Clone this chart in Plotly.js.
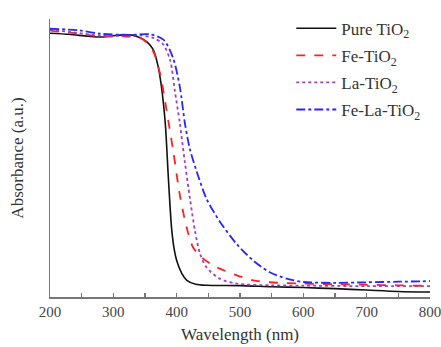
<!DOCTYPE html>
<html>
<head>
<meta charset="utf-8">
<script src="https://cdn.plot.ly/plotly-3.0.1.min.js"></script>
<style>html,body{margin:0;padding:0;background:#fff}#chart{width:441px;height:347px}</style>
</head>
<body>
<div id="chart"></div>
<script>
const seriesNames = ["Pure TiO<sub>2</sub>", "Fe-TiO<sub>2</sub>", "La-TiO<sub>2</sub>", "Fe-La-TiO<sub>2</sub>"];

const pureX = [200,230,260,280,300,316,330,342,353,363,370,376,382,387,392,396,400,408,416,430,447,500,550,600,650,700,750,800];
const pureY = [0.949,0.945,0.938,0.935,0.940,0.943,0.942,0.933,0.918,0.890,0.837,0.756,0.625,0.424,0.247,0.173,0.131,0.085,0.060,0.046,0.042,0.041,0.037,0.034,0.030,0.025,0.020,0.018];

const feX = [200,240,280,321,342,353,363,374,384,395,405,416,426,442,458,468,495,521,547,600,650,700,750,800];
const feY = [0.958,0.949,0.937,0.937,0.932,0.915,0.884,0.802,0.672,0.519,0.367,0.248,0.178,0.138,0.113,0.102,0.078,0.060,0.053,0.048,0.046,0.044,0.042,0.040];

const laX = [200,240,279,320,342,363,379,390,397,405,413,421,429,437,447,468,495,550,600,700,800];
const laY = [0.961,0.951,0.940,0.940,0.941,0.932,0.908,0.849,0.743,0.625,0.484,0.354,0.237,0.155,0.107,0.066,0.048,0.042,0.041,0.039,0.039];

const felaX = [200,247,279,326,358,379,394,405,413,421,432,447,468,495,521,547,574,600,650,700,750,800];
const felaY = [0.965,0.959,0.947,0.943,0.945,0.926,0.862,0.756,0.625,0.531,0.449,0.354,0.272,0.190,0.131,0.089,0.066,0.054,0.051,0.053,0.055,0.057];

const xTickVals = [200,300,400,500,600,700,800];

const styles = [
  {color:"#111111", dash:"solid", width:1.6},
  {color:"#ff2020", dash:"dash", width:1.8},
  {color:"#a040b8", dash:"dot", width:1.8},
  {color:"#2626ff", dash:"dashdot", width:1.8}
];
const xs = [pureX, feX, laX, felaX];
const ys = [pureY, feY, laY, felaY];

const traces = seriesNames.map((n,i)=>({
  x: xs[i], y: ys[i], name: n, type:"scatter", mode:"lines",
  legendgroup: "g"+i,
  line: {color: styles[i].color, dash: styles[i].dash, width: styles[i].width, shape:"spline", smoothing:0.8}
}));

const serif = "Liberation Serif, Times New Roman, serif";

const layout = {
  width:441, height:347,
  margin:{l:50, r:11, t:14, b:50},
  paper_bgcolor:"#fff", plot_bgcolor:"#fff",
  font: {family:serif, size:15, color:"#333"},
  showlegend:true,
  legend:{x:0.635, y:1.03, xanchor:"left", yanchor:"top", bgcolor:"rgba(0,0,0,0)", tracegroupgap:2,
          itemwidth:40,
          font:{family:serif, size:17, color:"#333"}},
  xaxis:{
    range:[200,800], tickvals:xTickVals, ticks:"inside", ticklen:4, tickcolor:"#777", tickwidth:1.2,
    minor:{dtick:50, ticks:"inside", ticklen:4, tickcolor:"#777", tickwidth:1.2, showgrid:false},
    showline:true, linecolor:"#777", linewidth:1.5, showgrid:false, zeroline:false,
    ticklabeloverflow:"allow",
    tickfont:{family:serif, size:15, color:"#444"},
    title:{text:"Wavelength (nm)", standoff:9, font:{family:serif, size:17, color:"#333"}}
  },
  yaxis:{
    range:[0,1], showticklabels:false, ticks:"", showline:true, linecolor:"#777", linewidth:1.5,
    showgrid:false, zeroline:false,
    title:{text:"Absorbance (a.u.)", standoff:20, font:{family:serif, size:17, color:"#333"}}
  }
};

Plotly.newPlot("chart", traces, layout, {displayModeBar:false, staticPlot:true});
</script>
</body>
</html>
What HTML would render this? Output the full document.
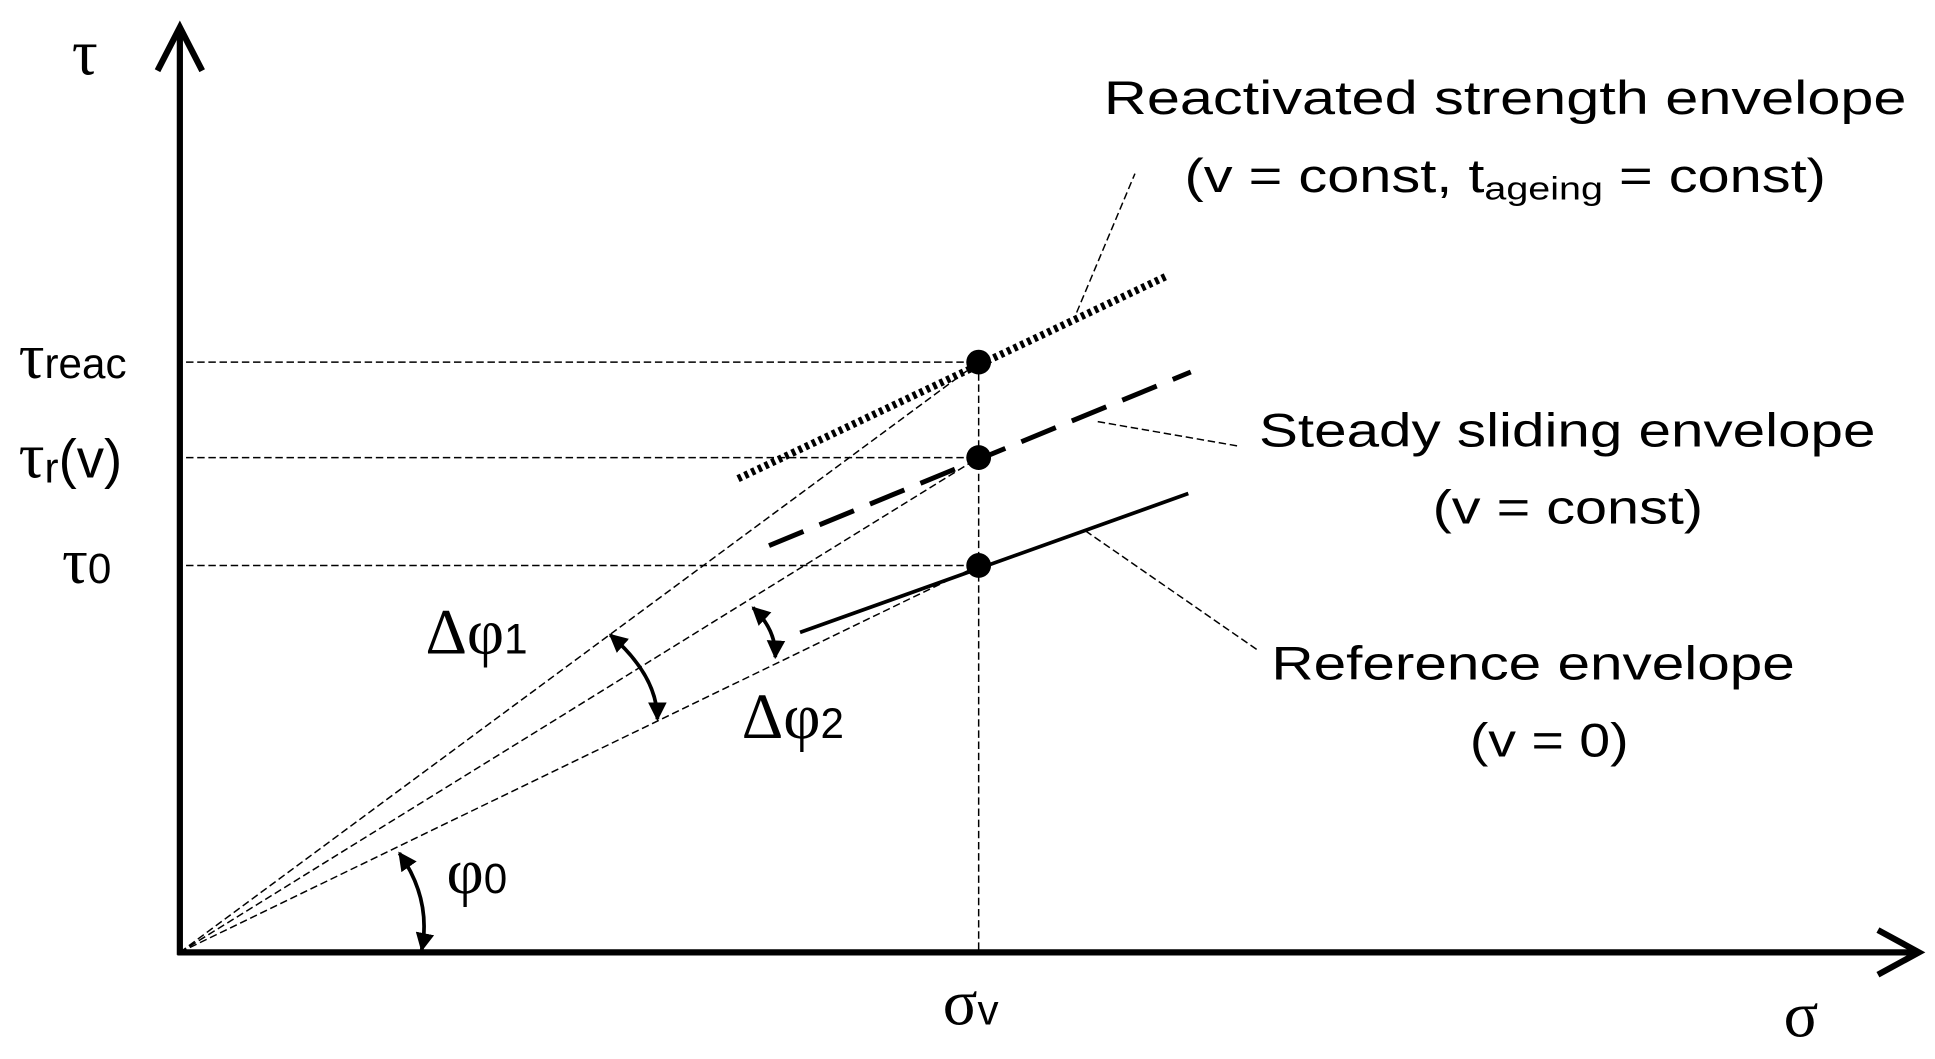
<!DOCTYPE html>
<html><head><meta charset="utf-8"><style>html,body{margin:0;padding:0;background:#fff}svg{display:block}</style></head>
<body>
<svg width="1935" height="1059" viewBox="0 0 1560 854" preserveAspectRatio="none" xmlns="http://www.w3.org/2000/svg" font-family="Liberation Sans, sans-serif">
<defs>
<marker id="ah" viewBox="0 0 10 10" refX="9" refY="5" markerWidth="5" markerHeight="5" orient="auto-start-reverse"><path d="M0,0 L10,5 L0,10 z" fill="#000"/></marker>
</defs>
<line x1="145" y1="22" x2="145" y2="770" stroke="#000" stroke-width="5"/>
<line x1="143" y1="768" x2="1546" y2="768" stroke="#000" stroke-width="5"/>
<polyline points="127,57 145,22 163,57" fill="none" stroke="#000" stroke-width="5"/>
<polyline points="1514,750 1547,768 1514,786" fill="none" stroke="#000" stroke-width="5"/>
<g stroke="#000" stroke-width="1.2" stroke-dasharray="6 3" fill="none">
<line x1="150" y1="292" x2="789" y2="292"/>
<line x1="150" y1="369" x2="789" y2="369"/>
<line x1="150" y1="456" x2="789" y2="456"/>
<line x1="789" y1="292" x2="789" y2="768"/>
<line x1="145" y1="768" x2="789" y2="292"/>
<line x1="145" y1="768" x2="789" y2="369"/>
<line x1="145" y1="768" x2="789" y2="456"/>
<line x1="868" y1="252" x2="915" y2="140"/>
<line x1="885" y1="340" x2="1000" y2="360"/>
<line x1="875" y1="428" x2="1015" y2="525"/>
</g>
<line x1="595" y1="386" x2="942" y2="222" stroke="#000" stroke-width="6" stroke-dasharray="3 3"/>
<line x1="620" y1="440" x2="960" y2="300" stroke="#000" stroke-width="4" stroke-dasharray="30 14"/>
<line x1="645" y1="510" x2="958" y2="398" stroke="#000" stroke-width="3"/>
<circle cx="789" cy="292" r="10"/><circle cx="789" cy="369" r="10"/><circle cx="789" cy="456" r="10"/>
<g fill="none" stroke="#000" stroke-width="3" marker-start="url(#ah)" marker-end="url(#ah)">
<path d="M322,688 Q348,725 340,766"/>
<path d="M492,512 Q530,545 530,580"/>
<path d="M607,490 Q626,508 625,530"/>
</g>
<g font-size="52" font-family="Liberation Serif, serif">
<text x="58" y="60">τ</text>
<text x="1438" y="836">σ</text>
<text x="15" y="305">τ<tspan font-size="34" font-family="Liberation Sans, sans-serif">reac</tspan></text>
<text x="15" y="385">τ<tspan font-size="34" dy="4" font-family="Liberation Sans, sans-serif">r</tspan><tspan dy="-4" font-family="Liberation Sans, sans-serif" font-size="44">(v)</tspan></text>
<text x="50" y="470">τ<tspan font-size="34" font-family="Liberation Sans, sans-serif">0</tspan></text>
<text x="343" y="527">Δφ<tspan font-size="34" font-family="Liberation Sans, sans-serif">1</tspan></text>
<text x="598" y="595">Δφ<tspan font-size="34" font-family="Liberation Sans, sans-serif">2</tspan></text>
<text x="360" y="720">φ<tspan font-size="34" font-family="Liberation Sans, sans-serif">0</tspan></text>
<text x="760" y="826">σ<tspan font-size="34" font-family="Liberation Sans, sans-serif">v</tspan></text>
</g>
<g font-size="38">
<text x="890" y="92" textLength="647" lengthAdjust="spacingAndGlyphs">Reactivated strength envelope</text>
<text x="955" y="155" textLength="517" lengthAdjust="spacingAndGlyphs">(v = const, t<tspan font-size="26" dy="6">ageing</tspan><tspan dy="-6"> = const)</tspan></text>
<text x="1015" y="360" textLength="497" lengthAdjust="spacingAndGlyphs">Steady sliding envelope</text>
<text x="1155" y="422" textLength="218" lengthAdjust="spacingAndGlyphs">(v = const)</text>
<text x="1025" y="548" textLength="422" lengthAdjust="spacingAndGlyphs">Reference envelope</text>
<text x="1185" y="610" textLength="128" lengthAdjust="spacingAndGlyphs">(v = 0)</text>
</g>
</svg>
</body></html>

★ ★ ★

▶ [Problem description]: Go through the data and gather every line that holds "chart".

▶ [Written solution]:
Clone this chart in Plotly.js.
<style>html,body{margin:0;padding:0;background:#fff}#chart{width:441px;height:347px}</style>
<div id="chart"></div>
Plotly.newPlot("chart", traces, layout, {displayModeBar:false, staticPlot:true});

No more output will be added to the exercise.